**WHAT THE EXERCISE ASKS:** Restate the listing below word for word, omitting any images.

— BEGIN COLLECTED DATA —

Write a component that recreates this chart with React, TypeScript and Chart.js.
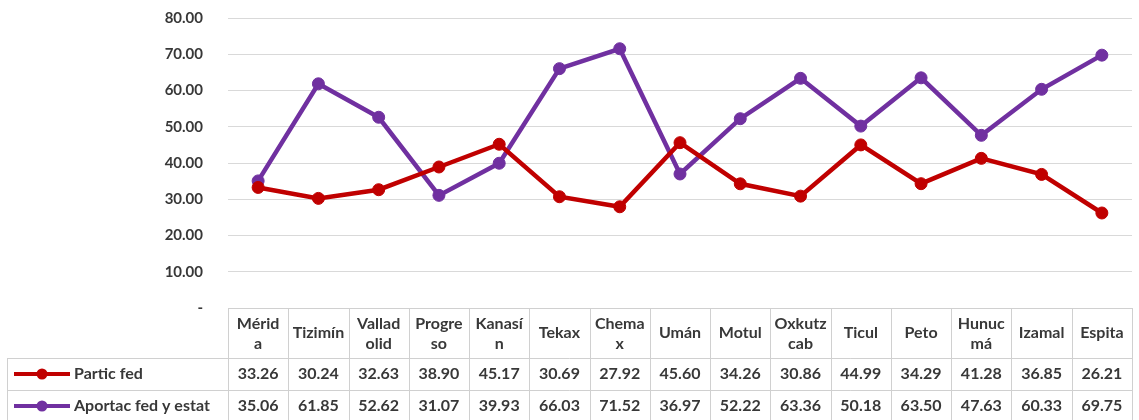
import React, { useEffect, useRef } from "react";
import { Chart, registerables } from "chart.js";

Chart.register(...registerables);

const categoryLines: string[][] = [
  ["Mérid", "a"],
  ["Tizimín"],
  ["Vallad", "olid"],
  ["Progre", "so"],
  ["Kanasí", "n"],
  ["Tekax"],
  ["Chema", "x"],
  ["Umán"],
  ["Motul"],
  ["Oxkutz", "cab"],
  ["Ticul"],
  ["Peto"],
  ["Hunuc", "má"],
  ["Izamal"],
  ["Espita"],
];
const categories = categoryLines.map((l) => l.join(""));

const particFed = [33.26, 30.24, 32.63, 38.9, 45.17, 30.69, 27.92, 45.6, 34.26, 30.86, 44.99, 34.29, 41.28, 36.85, 26.21];
const aportacFedEstat = [35.06, 61.85, 52.62, 31.07, 39.93, 66.03, 71.52, 36.97, 52.22, 63.36, 50.18, 63.5, 47.63, 60.33, 69.75];

const seriesNames = ["Partic fed", "Aportac fed y estat"];
const seriesColors = ["#C00000", "#7030A0"];
const yTicks = [0, 10, 20, 30, 40, 50, 60, 70, 80];

const FONT = "Lato, 'Open Sans', sans-serif";
const TEXT = "#383838";
const BORDER = "#d0d0d0";

const tablePlugin = {
  id: "dataTable",
  afterDraw(chart: any) {
    const ctx = chart.ctx as CanvasRenderingContext2D;
    const xs = chart.scales.x;
    const area = chart.chartArea;
    const n = categories.length;
    const half = (xs.getPixelForValue(1) - xs.getPixelForValue(0)) / 2;
    const top = area.bottom;
    const row1 = top + 50;
    const row2 = row1 + 32;
    const bottom = chart.height;
    const leftEdge = 7.5;
    const rightEdge = xs.getPixelForValue(n - 1) + half;
    ctx.save();
    ctx.strokeStyle = BORDER;
    ctx.lineWidth = 1;
    ctx.beginPath();
    ctx.moveTo(area.left, Math.round(top) + 0.5);
    ctx.lineTo(rightEdge, Math.round(top) + 0.5);
    [row1, row2].forEach((y) => {
      ctx.moveTo(leftEdge, Math.round(y) + 0.5);
      ctx.lineTo(rightEdge, Math.round(y) + 0.5);
    });
    for (let i = 0; i <= n; i++) {
      const x = Math.round(xs.getPixelForValue(0) - half + i * half * 2) + 0.5;
      ctx.moveTo(x, top);
      ctx.lineTo(x, bottom);
    }
    ctx.moveTo(leftEdge, row1);
    ctx.lineTo(leftEdge, bottom);
    ctx.stroke();

    ctx.fillStyle = TEXT;
    ctx.font = `bold 16px ${FONT}`;
    ctx.textAlign = "center";
    ctx.textBaseline = "middle";
    const headMid = (top + row1) / 2;
    categoryLines.forEach((lines, i) => {
      const cx = xs.getPixelForValue(i);
      if (lines.length === 1) {
        ctx.fillText(lines[0], cx, headMid);
      } else {
        ctx.fillText(lines[0], cx, headMid - 9.5);
        ctx.fillText(lines[1], cx, headMid + 10.5);
      }
    });
    const rowsData = [particFed, aportacFedEstat];
    const rowMids = [(row1 + row2) / 2, (row2 + bottom + 2) / 2];
    rowsData.forEach((vals, r) => {
      vals.forEach((v, i) => {
        ctx.fillText(v.toFixed(2), xs.getPixelForValue(i), rowMids[r]);
      });
      const y = rowMids[r];
      ctx.strokeStyle = seriesColors[r];
      ctx.lineWidth = 4;
      ctx.beginPath();
      ctx.moveTo(14, y);
      ctx.lineTo(70, y);
      ctx.stroke();
      ctx.fillStyle = seriesColors[r];
      ctx.beginPath();
      ctx.arc(42, y, 5.5, 0, Math.PI * 2);
      ctx.fill();
      ctx.fillStyle = TEXT;
      ctx.textAlign = "left";
      ctx.fillText(seriesNames[r], 74, y);
      ctx.textAlign = "center";
    });
    ctx.restore();
  },
};

export default function App() {
  const ref = useRef<HTMLCanvasElement>(null);
  useEffect(() => {
    if (!ref.current) return;
    const chart = new Chart(ref.current, {
      type: "line",
      data: {
        labels: categories,
        datasets: [particFed, aportacFedEstat].map((d, i) => ({
          label: seriesNames[i],
          data: d,
          borderColor: seriesColors[i],
          backgroundColor: seriesColors[i],
          pointBackgroundColor: seriesColors[i],
          pointBorderColor: seriesColors[i],
          borderWidth: 4.5,
          pointRadius: 6,
          pointBorderWidth: 1,
          tension: 0,
        })),
      },
      options: {
        responsive: false,
        animation: false,
        layout: { padding: { top: 18, bottom: 112, left: 0, right: 0 } },
        plugins: { legend: { display: false }, tooltip: { enabled: false } },
        scales: {
          x: { type: "category", display: false, offset: true },
          y: {
            min: 0,
            max: 80,
            afterFit(scale: any) {
              scale.width = 228;
              scale.paddingTop = 0;
              scale.paddingBottom = 0;
            },
            afterBuildTicks(scale: any) {
              scale.ticks = yTicks.map((v) => ({ value: v }));
            },
            border: { display: false },
            grid: { color: "#d9d9d9", drawTicks: false, lineWidth: 1 },
            ticks: {
              padding: 25,
              color: TEXT,
              font: { family: FONT, size: 15, weight: "bold" },
              callback: (v: any) => (Number(v) === 0 ? "-" : Number(v).toFixed(2)),
            },
          },
        },
      },
      plugins: [tablePlugin],
    });
    return () => chart.destroy();
  }, []);
  return (
    <div style={{ position: "fixed", left: 0, top: 0, width: 1139, height: 420, background: "#fff" }}>
      <canvas ref={ref} width={1139} height={420} style={{ display: "block" }} />
    </div>
  );
}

— END COLLECTED DATA —

**THE OUTPUT:**
Write a component that recreates this chart with React, TypeScript and Chart.js.
import React, { useEffect, useRef } from "react";
import { Chart, registerables } from "chart.js";

Chart.register(...registerables);

const categoryLines: string[][] = [
  ["Mérid", "a"],
  ["Tizimín"],
  ["Vallad", "olid"],
  ["Progre", "so"],
  ["Kanasí", "n"],
  ["Tekax"],
  ["Chema", "x"],
  ["Umán"],
  ["Motul"],
  ["Oxkutz", "cab"],
  ["Ticul"],
  ["Peto"],
  ["Hunuc", "má"],
  ["Izamal"],
  ["Espita"],
];
const categories = categoryLines.map((l) => l.join(""));

const particFed = [33.26, 30.24, 32.63, 38.9, 45.17, 30.69, 27.92, 45.6, 34.26, 30.86, 44.99, 34.29, 41.28, 36.85, 26.21];
const aportacFedEstat = [35.06, 61.85, 52.62, 31.07, 39.93, 66.03, 71.52, 36.97, 52.22, 63.36, 50.18, 63.5, 47.63, 60.33, 69.75];

const seriesNames = ["Partic fed", "Aportac fed y estat"];
const seriesColors = ["#C00000", "#7030A0"];
const yTicks = [0, 10, 20, 30, 40, 50, 60, 70, 80];

const FONT = "Lato, 'Open Sans', sans-serif";
const TEXT = "#383838";
const BORDER = "#d0d0d0";

const tablePlugin = {
  id: "dataTable",
  afterDraw(chart: any) {
    const ctx = chart.ctx as CanvasRenderingContext2D;
    const xs = chart.scales.x;
    const area = chart.chartArea;
    const n = categories.length;
    const half = (xs.getPixelForValue(1) - xs.getPixelForValue(0)) / 2;
    const top = area.bottom;
    const row1 = top + 50;
    const row2 = row1 + 32;
    const bottom = chart.height;
    const leftEdge = 7.5;
    const rightEdge = xs.getPixelForValue(n - 1) + half;
    ctx.save();
    ctx.strokeStyle = BORDER;
    ctx.lineWidth = 1;
    ctx.beginPath();
    ctx.moveTo(area.left, Math.round(top) + 0.5);
    ctx.lineTo(rightEdge, Math.round(top) + 0.5);
    [row1, row2].forEach((y) => {
      ctx.moveTo(leftEdge, Math.round(y) + 0.5);
      ctx.lineTo(rightEdge, Math.round(y) + 0.5);
    });
    for (let i = 0; i <= n; i++) {
      const x = Math.round(xs.getPixelForValue(0) - half + i * half * 2) + 0.5;
      ctx.moveTo(x, top);
      ctx.lineTo(x, bottom);
    }
    ctx.moveTo(leftEdge, row1);
    ctx.lineTo(leftEdge, bottom);
    ctx.stroke();

    ctx.fillStyle = TEXT;
    ctx.font = `bold 16px ${FONT}`;
    ctx.textAlign = "center";
    ctx.textBaseline = "middle";
    const headMid = (top + row1) / 2;
    categoryLines.forEach((lines, i) => {
      const cx = xs.getPixelForValue(i);
      if (lines.length === 1) {
        ctx.fillText(lines[0], cx, headMid);
      } else {
        ctx.fillText(lines[0], cx, headMid - 9.5);
        ctx.fillText(lines[1], cx, headMid + 10.5);
      }
    });
    const rowsData = [particFed, aportacFedEstat];
    const rowMids = [(row1 + row2) / 2, (row2 + bottom + 2) / 2];
    rowsData.forEach((vals, r) => {
      vals.forEach((v, i) => {
        ctx.fillText(v.toFixed(2), xs.getPixelForValue(i), rowMids[r]);
      });
      const y = rowMids[r];
      ctx.strokeStyle = seriesColors[r];
      ctx.lineWidth = 4;
      ctx.beginPath();
      ctx.moveTo(14, y);
      ctx.lineTo(70, y);
      ctx.stroke();
      ctx.fillStyle = seriesColors[r];
      ctx.beginPath();
      ctx.arc(42, y, 5.5, 0, Math.PI * 2);
      ctx.fill();
      ctx.fillStyle = TEXT;
      ctx.textAlign = "left";
      ctx.fillText(seriesNames[r], 74, y);
      ctx.textAlign = "center";
    });
    ctx.restore();
  },
};

export default function App() {
  const ref = useRef<HTMLCanvasElement>(null);
  useEffect(() => {
    if (!ref.current) return;
    const chart = new Chart(ref.current, {
      type: "line",
      data: {
        labels: categories,
        datasets: [particFed, aportacFedEstat].map((d, i) => ({
          label: seriesNames[i],
          data: d,
          borderColor: seriesColors[i],
          backgroundColor: seriesColors[i],
          pointBackgroundColor: seriesColors[i],
          pointBorderColor: seriesColors[i],
          borderWidth: 4.5,
          pointRadius: 6,
          pointBorderWidth: 1,
          tension: 0,
        })),
      },
      options: {
        responsive: false,
        animation: false,
        layout: { padding: { top: 18, bottom: 112, left: 0, right: 0 } },
        plugins: { legend: { display: false }, tooltip: { enabled: false } },
        scales: {
          x: { type: "category", display: false, offset: true },
          y: {
            min: 0,
            max: 80,
            afterFit(scale: any) {
              scale.width = 228;
              scale.paddingTop = 0;
              scale.paddingBottom = 0;
            },
            afterBuildTicks(scale: any) {
              scale.ticks = yTicks.map((v) => ({ value: v }));
            },
            border: { display: false },
            grid: { color: "#d9d9d9", drawTicks: false, lineWidth: 1 },
            ticks: {
              padding: 25,
              color: TEXT,
              font: { family: FONT, size: 15, weight: "bold" },
              callback: (v: any) => (Number(v) === 0 ? "-" : Number(v).toFixed(2)),
            },
          },
        },
      },
      plugins: [tablePlugin],
    });
    return () => chart.destroy();
  }, []);
  return (
    <div style={{ position: "fixed", left: 0, top: 0, width: 1139, height: 420, background: "#fff" }}>
      <canvas ref={ref} width={1139} height={420} style={{ display: "block" }} />
    </div>
  );
}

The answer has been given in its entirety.